Dieser schlichte Gedankengang wurde von vielen Verfechtern einer Stärkung der sozialen Rechte nicht geteilt. Es setzten daher Bestrebungen ein, zur Herstellung echter Gleichwertigkeit auch dem IPWSKR ein Individualbeschwerdeverfahren beizugeben. Im Jahre 2008 führten diese Bemühungen schließlich zum Erfolg. Am 10. Dezember 2008, also auf den Tag genau 60 Jahre nach der Annahme der Allgemeinen Erklärung der Menschenrechte, nahm die UN-Generalversammlung im Konsensus-Verfahren, also ohne förmliche Abstimmung, das Fakultativprotokoll mit ihrer Resolution 63/117 an. (…)

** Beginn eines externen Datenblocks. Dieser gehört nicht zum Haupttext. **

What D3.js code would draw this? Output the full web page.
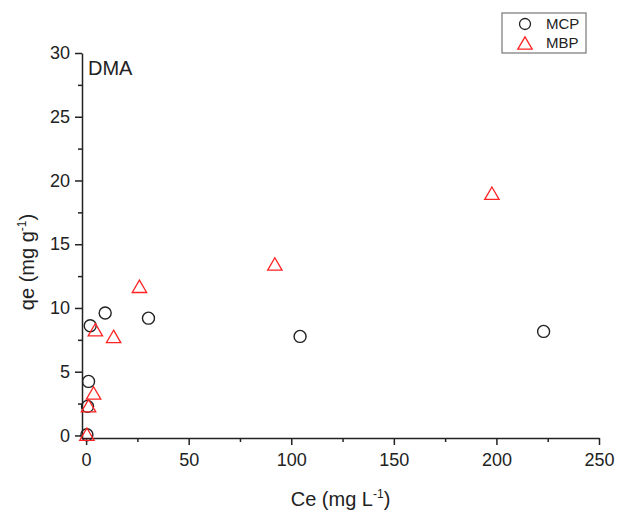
<!DOCTYPE html>
<html>
<head>
<meta charset="utf-8">
<script src="https://cdn.jsdelivr.net/npm/d3@7"></script>
<style>
  body { margin: 0; background: #fff; }
  text { font-family: "Liberation Sans", Arial, sans-serif; fill: #222; }
</style>
</head>
<body>
<div id="vis"></div>
<script>
// Data
var mcpCe = [0.4, 0.7, 1.2, 2.0, 9.3, 30.4, 104.3, 223];
var mcpQe = [0.05, 2.28, 4.24, 8.6, 9.6, 9.2, 7.77, 8.16];
var mbpCe = [0.4, 1.2, 3.65, 4.5, 13.4, 26, 92, 197.8];
var mbpQe = [0.1, 2.33, 3.33, 8.3, 7.77, 11.7, 13.45, 19.0];
var xTicks = [0, 50, 100, 150, 200, 250];
var yTicks = [0, 5, 10, 15, 20, 25, 30];
var seriesNames = ["MCP", "MBP"];

var width = 619, height = 513;
var margin = {top: 53, right: 20, bottom: 75, left: 82};
var drawWidth = width - margin.left - margin.right;
var drawHeight = height - margin.top - margin.bottom;

var svg = d3.select("#vis").append("svg").attr("width", width).attr("height", height);
var g = svg.append("g").attr("transform", "translate(" + margin.left + "," + margin.top + ")");

var xScale = d3.scaleLinear().domain([-2, 250]).range([0, drawWidth]);
var yScale = d3.scaleLinear().domain([-0.2, 30]).range([drawHeight, 0]);

// minor ticks first, then major ticks with labels
var xMinor = d3.axisBottom(xScale).tickValues(d3.range(25, 250, 50)).tickSize(4).tickFormat("");
var yMinor = d3.axisLeft(yScale).tickValues(d3.range(2.5, 30, 5)).tickSize(4).tickFormat("");
var xAxis = d3.axisBottom(xScale).tickValues(xTicks).tickSize(7).tickSizeOuter(0).tickPadding(8);
var yAxis = d3.axisLeft(yScale).tickValues(yTicks).tickSize(7).tickSizeOuter(0).tickPadding(5);

function styleAxis(sel, fs) {
    sel.selectAll("path, line").attr("stroke", "#222").attr("stroke-width", 1.5);
    sel.selectAll("text").attr("font-size", fs).attr("font-family", "Liberation Sans, Arial, sans-serif").attr("fill", "#222");
}

g.append("g").attr("transform", "translate(0," + drawHeight + ")").call(xMinor).call(styleAxis, 18).select(".domain").remove();
g.append("g").call(yMinor).call(styleAxis, 18).select(".domain").remove();
g.append("g").attr("transform", "translate(0," + drawHeight + ")").call(xAxis).call(styleAxis, 18);
g.append("g").call(yAxis).call(styleAxis, 18);

// axis titles
var xt = svg.append("text")
    .attr("x", margin.left + drawWidth / 2).attr("y", 506)
    .attr("text-anchor", "middle").attr("font-size", 20);
xt.append("tspan").text("Ce (mg L");
xt.append("tspan").text("-1").attr("font-size", 12).attr("dy", -8);
xt.append("tspan").text(")").attr("dy", 8);

var yt = svg.append("text")
    .attr("transform", "translate(34,262) rotate(-90)")
    .attr("text-anchor", "middle").attr("font-size", 20);
yt.append("tspan").text("qe (mg g");
yt.append("tspan").text("-1").attr("font-size", 12).attr("dy", -8);
yt.append("tspan").text(")").attr("dy", 8);

svg.append("text").attr("x", 88).attr("y", 75).attr("font-size", 20).text("DMA");

// points
var mcp = mcpCe.map(function(d, i) { return {x: d, y: mcpQe[i]}; });
var mbp = mbpCe.map(function(d, i) { return {x: d, y: mbpQe[i]}; });

// open triangle centred on its bounding box
var tri = "M0,-6.2L7.2,6.2L-7.2,6.2Z";

g.selectAll(".mcp").data(mcp).enter().append("circle")
    .attr("class", "mcp")
    .attr("cx", function(d) { return xScale(d.x); })
    .attr("cy", function(d) { return yScale(d.y); })
    .attr("r", 6)
    .attr("fill", "none").attr("stroke", "#222").attr("stroke-width", 1.4);

g.selectAll(".mbp").data(mbp).enter().append("path")
    .attr("class", "mbp")
    .attr("d", tri)
    .attr("transform", function(d) { return "translate(" + xScale(d.x) + "," + yScale(d.y) + ")"; })
    .attr("fill", "none").attr("stroke", "#f22").attr("stroke-width", 1.3);

// legend
var lg = svg.append("g");
lg.append("rect").attr("x", 502).attr("y", 13).attr("width", 84).attr("height", 40)
    .attr("fill", "#fff").attr("stroke", "#777").attr("stroke-width", 1.2);
lg.append("circle").attr("cx", 525).attr("cy", 24).attr("r", 5.5)
    .attr("fill", "none").attr("stroke", "#222").attr("stroke-width", 1.3);
lg.append("path").attr("d", tri).attr("transform", "translate(525,43)")
    .attr("fill", "none").attr("stroke", "#f22").attr("stroke-width", 1.3);
lg.selectAll(".lt").data(seriesNames).enter().append("text")
    .attr("x", 546).attr("y", function(d, i) { return 29 + i * 19; })
    .attr("font-size", 15).text(function(d) { return d; });
</script>
</body>
</html>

Wesentlich ist allerdings auch hier, dass lediglich eine Bemühensverpflichtung festgelegt wird. (…)
Im Laufe der Jahre hat sich allerdings der Ausschuss für wirtschaftliche, soziale und kulturelle Rechte (WSKR-Ausschuss) zunehmend auf eine Interpretation zubewegt, welche jeden Unterschied zwischen den Rechten aus den beiden Weltpakten leugnet. Es ist mittlerweile eine ständige Forderung des Ausschusses, die Vertragsstaaten sollten die Rechte des IPWSKR in gleicher Weise justitiabel und unmittelbar anwendbar machen wie die Rechte des IPBPR. Dieses Bestreben ist aus einer Perspektive des Menschenrechtsaktivismus durchaus verständlich. Aber es ist nicht geeignet, das Vertrauen auf die Entwicklung des Paktes durch den WSKR-Ausschuss zu stärken.»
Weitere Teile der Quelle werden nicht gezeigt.